Monday, 27 October 2025
Physics for Cats by Tom Gauld Review
One of the many prestigious publications that Tom Gauld is the resident cartoonist at is New Scientist magazine and Physics for Cats is the latest collection of his cartoons for that magazine. And, having read everything Gauld’s put out over the years, and enjoyed much of it, I’d say Physics for Cats is the best book he’s made so far!
There wasn’t a set of pages I went past where I didn’t find something to appreciate. Some of the cartoons are genuinely funny, like “Math Puzzles for Conspiracy Theorists: Susie brings eighteen apples and twelve oranges to school and divides them equally between her six friends. How many of these children are in the pay of Big Fruit?” or the “Choose a Pill” scene from The Matrix where Morpheus keeps going with the colours and the pills do sillier things as he goes.
Some of the cartoons are visually interesting like Mobius Strip-type labs or witty infographics showing comically disastrous experiments.
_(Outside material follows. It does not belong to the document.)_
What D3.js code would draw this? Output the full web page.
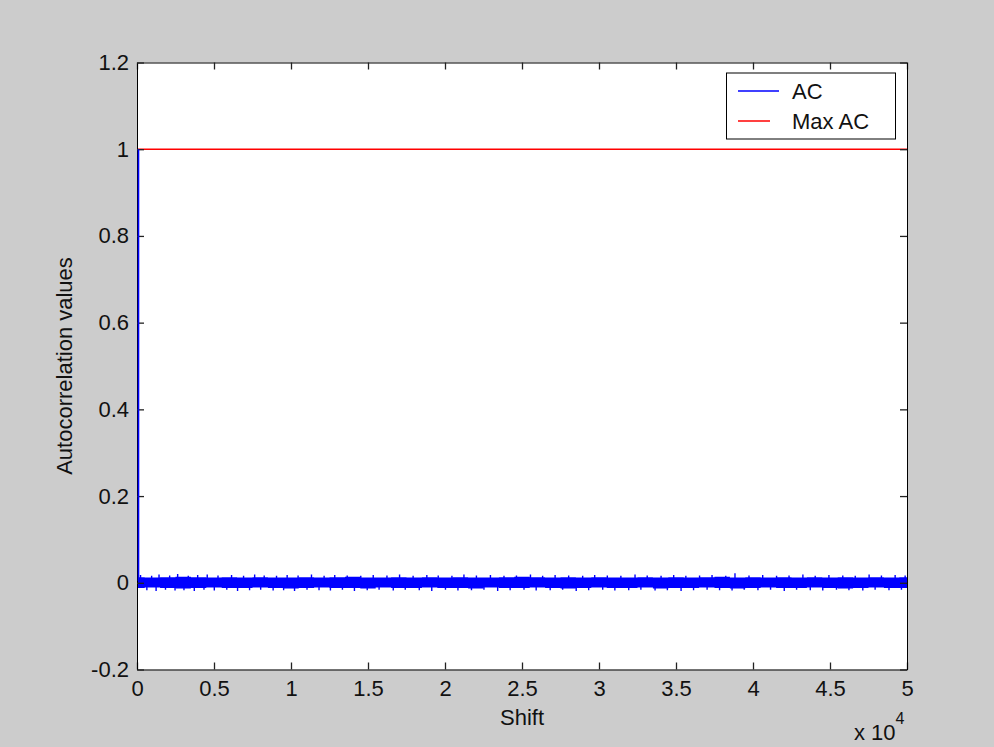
<!DOCTYPE html>
<html>
<head>
<meta charset="utf-8">
<script src="https://cdn.jsdelivr.net/npm/d3@7"></script>
<style>
  body { margin: 0; background: #cccccc; }
  svg { display: block; }
</style>
</head>
<body>
<div id="container"></div>
<script>
// Chart data
var xTicks = [0, 5000, 10000, 15000, 20000, 25000, 30000, 35000, 40000, 45000, 50000];
var xTickLabels = ["0", "0.5", "1", "1.5", "2", "2.5", "3", "3.5", "4", "4.5", "5"];
var yTicks = [-0.2, 0, 0.2, 0.4, 0.6, 0.8, 1, 1.2];
var yTickLabels = ["-0.2", "0", "0.2", "0.4", "0.6", "0.8", "1", "1.2"];
var seriesNames = ["AC", "Max AC"];

// AC at the first shifts (lag 0 = 1)
var acHead = [[0, 1.0], [1, 0.004]];

// envelope of the AC noise band, one value per 1000 shifts
var bandShift = [0, 1000, 2000, 3000, 4000, 5000, 6000, 7000, 8000, 9000,
  10000, 11000, 12000, 13000, 14000, 15000, 16000, 17000, 18000, 19000,
  20000, 21000, 22000, 23000, 24000, 25000, 26000, 27000, 28000, 29000,
  30000, 31000, 32000, 33000, 34000, 35000, 36000, 37000, 38000, 39000,
  40000, 41000, 42000, 43000, 44000, 45000, 46000, 47000, 48000, 49000, 50000];
var acUpper = [0.013, 0.012, 0.013, 0.014, 0.013, 0.012, 0.013, 0.012, 0.013, 0.012,
  0.012, 0.013, 0.012, 0.013, 0.014, 0.012, 0.012, 0.013, 0.012, 0.013,
  0.012, 0.013, 0.012, 0.012, 0.013, 0.014, 0.013, 0.012, 0.013, 0.012,
  0.013, 0.012, 0.012, 0.013, 0.012, 0.013, 0.012, 0.013, 0.014, 0.012,
  0.013, 0.012, 0.013, 0.012, 0.013, 0.012, 0.013, 0.012, 0.013, 0.012, 0.013];
var acLower = [-0.012, -0.011, -0.012, -0.013, -0.012, -0.011, -0.012, -0.012, -0.011, -0.012,
  -0.013, -0.012, -0.011, -0.012, -0.012, -0.013, -0.011, -0.012, -0.012, -0.011,
  -0.012, -0.012, -0.013, -0.011, -0.012, -0.012, -0.011, -0.012, -0.013, -0.012,
  -0.011, -0.012, -0.012, -0.011, -0.013, -0.012, -0.012, -0.011, -0.012, -0.013,
  -0.012, -0.011, -0.012, -0.012, -0.011, -0.012, -0.013, -0.012, -0.011, -0.012, -0.012];

// single peaks sticking out of the band [shift, value]
var acSpikes = [
  [230, 0.018], [640, -0.017], [950, 0.016], [1240, -0.019], [1430, 0.019], [1850, -0.016],
  [2120, 0.017], [2470, -0.018], [2640, 0.020], [3050, -0.017], [3330, 0.016], [3720, -0.019],
  [3940, 0.018], [4350, -0.016], [4560, 0.019], [5020, -0.018], [5260, 0.017], [5830, -0.016],
  [6140, 0.018], [6530, -0.019], [6920, 0.016], [7310, -0.017], [7640, 0.019], [8030, -0.016],
  [8260, 0.017], [8840, -0.018], [9060, 0.016], [9520, -0.017], [9750, 0.018], [10230, -0.019],
  [10460, 0.017], [11040, -0.016], [11330, 0.019], [11820, -0.017], [12150, 0.016], [12560, -0.018],
  [12840, 0.018], [13340, -0.016], [13650, 0.017], [14120, -0.019], [14530, 0.016], [14950, -0.017],
  [15340, 0.018], [15720, -0.016], [16230, 0.017], [16640, -0.018], [17050, 0.019], [17420, -0.016],
  [17930, 0.016], [18330, -0.017], [18820, 0.018], [19140, -0.019], [19560, 0.017], [20030, -0.016],
  [20450, 0.016], [20840, -0.018], [21230, 0.019], [21720, -0.017], [22040, 0.017], [22530, -0.016],
  [22950, 0.018], [23420, -0.019], [23830, 0.016], [24230, -0.017], [24640, 0.017], [25130, -0.016],
  [25550, 0.019], [25920, -0.018], [26340, 0.016], [26830, -0.017], [27150, 0.018], [27640, -0.016],
  [28030, 0.017], [28520, -0.019], [28940, 0.016], [29330, -0.017], [29720, 0.018], [30240, -0.016],
  [30540, 0.017], [31030, -0.018], [31420, 0.016], [31930, -0.017], [32340, 0.019], [32720, -0.016],
  [33130, 0.017], [33640, -0.018], [34030, 0.016], [34440, -0.017], [34850, 0.018], [35330, -0.019],
  [35640, 0.016], [36140, -0.017], [36530, 0.017], [37020, -0.016], [37340, 0.018], [37830, -0.017],
  [38230, 0.016], [38640, -0.018], [38830, 0.022], [39430, -0.016], [39740, 0.017], [40320, -0.017],
  [40630, 0.018], [41140, -0.016], [41530, 0.016], [42030, -0.019], [42340, 0.017], [42830, -0.016],
  [43240, 0.019], [43720, -0.017], [44040, 0.016], [44530, -0.018], [44930, 0.018], [45420, -0.016],
  [45830, 0.017], [46230, -0.017], [46640, 0.016], [47130, -0.018], [47540, 0.019], [47930, -0.016],
  [48340, 0.017], [48830, -0.017], [49230, 0.018], [49640, -0.016], [49880, 0.017]
];

// Max AC reference
var maxAC = 1;

// Layout
var w = 994, h = 747;
var axLeft = 137, axRight = 907, axTop = 62.5, axBottom = 669.5;
var font = "'Liberation Sans', Arial, Helvetica, sans-serif";

var svg = d3.select("#container").append("svg")
  .attr("width", w)
  .attr("height", h);

svg.append("rect")
  .attr("width", w).attr("height", h)
  .attr("fill", "#cccccc");

var x = d3.scaleLinear().domain([0, 50000]).range([axLeft, axRight]);
var y = d3.scaleLinear().domain([-0.2, 1.2]).range([axBottom, axTop]);

// Axes background
svg.append("rect")
  .attr("x", axLeft).attr("y", axTop)
  .attr("width", axRight - axLeft).attr("height", axBottom - axTop)
  .attr("fill", "#ffffff");

svg.append("clipPath").attr("id", "clip")
  .append("rect")
  .attr("x", axLeft).attr("y", axTop)
  .attr("width", axRight - axLeft).attr("height", axBottom - axTop);

var plot = svg.append("g").attr("clip-path", "url(#clip)");

// AC band
var band = d3.area()
  .x(function(d) { return x(d[0]); })
  .y0(function(d) { return y(d[2]); })
  .y1(function(d) { return y(d[1]); })
  .curve(d3.curveStep);

plot.append("path")
  .datum(bandShift.map(function(s, i) { return [s, acUpper[i], acLower[i]]; }))
  .attr("d", band)
  .attr("fill", "#0000ff");

// spikes
plot.selectAll("line.spike")
  .data(acSpikes)
  .enter()
  .append("line")
  .attr("class", "spike")
  .attr("x1", function(d) { return x(d[0]); })
  .attr("x2", function(d) { return x(d[0]); })
  .attr("y1", y(0))
  .attr("y2", function(d) { return y(d[1]); })
  .attr("stroke", "#0000ff")
  .attr("stroke-width", 1.4);

// Max AC
plot.append("line")
  .attr("x1", x(0)).attr("x2", x(50000))
  .attr("y1", y(maxAC)).attr("y2", y(maxAC))
  .attr("stroke", "#ff0000")
  .attr("stroke-width", 1.6);

// Axes (ticks inside, box all round)
function styleAxis(g) {
  g.select(".domain").attr("stroke", "#000").attr("stroke-width", 1);
  g.selectAll(".tick line").attr("stroke", "#222").attr("stroke-width", 1.3);
  g.selectAll("text")
    .attr("font-family", font)
    .attr("font-size", 22)
    .attr("fill", "#111");
}

svg.append("g")
  .attr("transform", "translate(0," + axBottom + ")")
  .call(d3.axisBottom(x).tickValues(xTicks)
    .tickFormat(function(d, i) { return xTickLabels[i]; })
    .tickSizeInner(-7).tickSizeOuter(0).tickPadding(11))
  .call(styleAxis);

svg.append("g")
  .attr("transform", "translate(0," + axTop + ")")
  .call(d3.axisTop(x).tickValues(xTicks).tickFormat("")
    .tickSizeInner(-7).tickSizeOuter(0))
  .call(styleAxis);

svg.append("g")
  .attr("transform", "translate(" + axLeft + ",0)")
  .call(d3.axisLeft(y).tickValues(yTicks)
    .tickFormat(function(d, i) { return yTickLabels[i]; })
    .tickSizeInner(-7).tickSizeOuter(0).tickPadding(8))
  .call(styleAxis);

svg.append("g")
  .attr("transform", "translate(" + axRight + ",0)")
  .call(d3.axisRight(y).tickValues(yTicks).tickFormat("")
    .tickSizeInner(-7).tickSizeOuter(0))
  .call(styleAxis);

// lag 0 drop, drawn over the left axis line so it stays visible
svg.append("path")
  .datum(acHead)
  .attr("transform", "translate(1.5,0)")
  .attr("d", d3.line()
    .x(function(d) { return x(d[0]); })
    .y(function(d) { return y(d[1]); }))
  .attr("fill", "none")
  .attr("stroke", "#0000ff")
  .attr("stroke-width", 1.6);

// Axis labels
svg.append("text")
  .attr("x", (axLeft + axRight) / 2)
  .attr("y", 725)
  .attr("text-anchor", "middle")
  .attr("font-family", font)
  .attr("font-size", 22)
  .attr("fill", "#111")
  .text("Shift");

svg.append("text")
  .attr("transform", "translate(72," + ((axTop + axBottom) / 2) + ") rotate(-90)")
  .attr("text-anchor", "middle")
  .attr("font-family", font)
  .attr("font-size", 22)
  .attr("fill", "#111")
  .text("Autocorrelation values");

var expo = svg.append("text")
  .attr("x", 854)
  .attr("y", 740)
  .attr("font-family", font)
  .attr("font-size", 22)
  .attr("fill", "#111");
expo.append("tspan").text("x 10");
expo.append("tspan").attr("dy", -16).attr("font-size", 16).text("4");

// Legend
var legend = svg.append("g");
legend.append("rect")
  .attr("x", 726.5).attr("y", 73)
  .attr("width", 169).attr("height", 66)
  .attr("fill", "#ffffff")
  .attr("stroke", "#000")
  .attr("stroke-width", 1);

var legendColors = ["#0000ff", "#ff0000"];
var legendLineEnd = [779, 770];
var legendY = [91, 121];

legend.selectAll("line.key")
  .data(seriesNames)
  .enter()
  .append("line")
  .attr("class", "key")
  .attr("x1", 738)
  .attr("x2", function(d, i) { return legendLineEnd[i]; })
  .attr("y1", function(d, i) { return legendY[i]; })
  .attr("y2", function(d, i) { return legendY[i]; })
  .attr("stroke", function(d, i) { return legendColors[i]; })
  .attr("stroke-width", 1.5);

legend.selectAll("text.key")
  .data(seriesNames)
  .enter()
  .append("text")
  .attr("class", "key")
  .attr("x", 792)
  .attr("y", function(d, i) { return legendY[i] + 7.5; })
  .attr("font-family", font)
  .attr("font-size", 22)
  .attr("fill", "#111")
  .text(function(d) { return d; });
</script>
</body>
</html>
Gauld’s art in general is minimalist and yet very appealing at the same time.
Some cartoons are very contemporary, like “Clickbait for Stars” and different options for the “I’m not a robot” tickbox you see on some websites. There’s so much imagination across the entire book - the “How is Dark Matter?” strip, “Staring into the Abyss” strip, rewilding nature and inadvertently bringing back a Lovecraftian Elder God!
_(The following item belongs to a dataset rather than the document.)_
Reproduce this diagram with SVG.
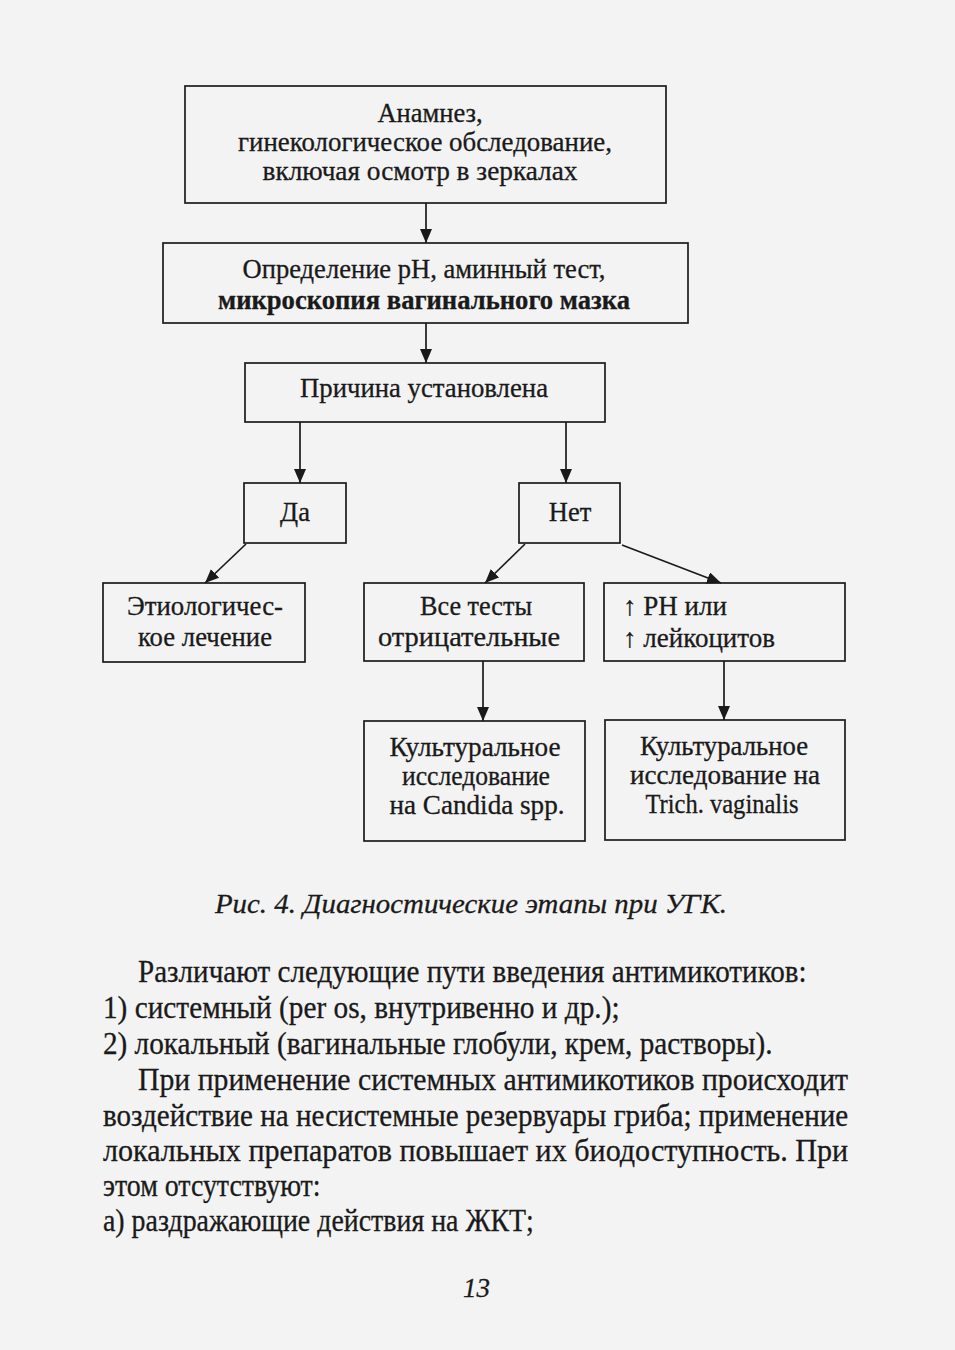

Despite being science themed, they’re very accessible cartoons with just the one instance for me of having to look up a reference (Block Universe theory). The cartoons in Physics for Cats are clever, thoughtful, creative, and hugely entertaining - it’s such an easy and brilliant read. So much fun, I loved this book - Tom Gauld’s career best to date and one of the year’s artistic highlights.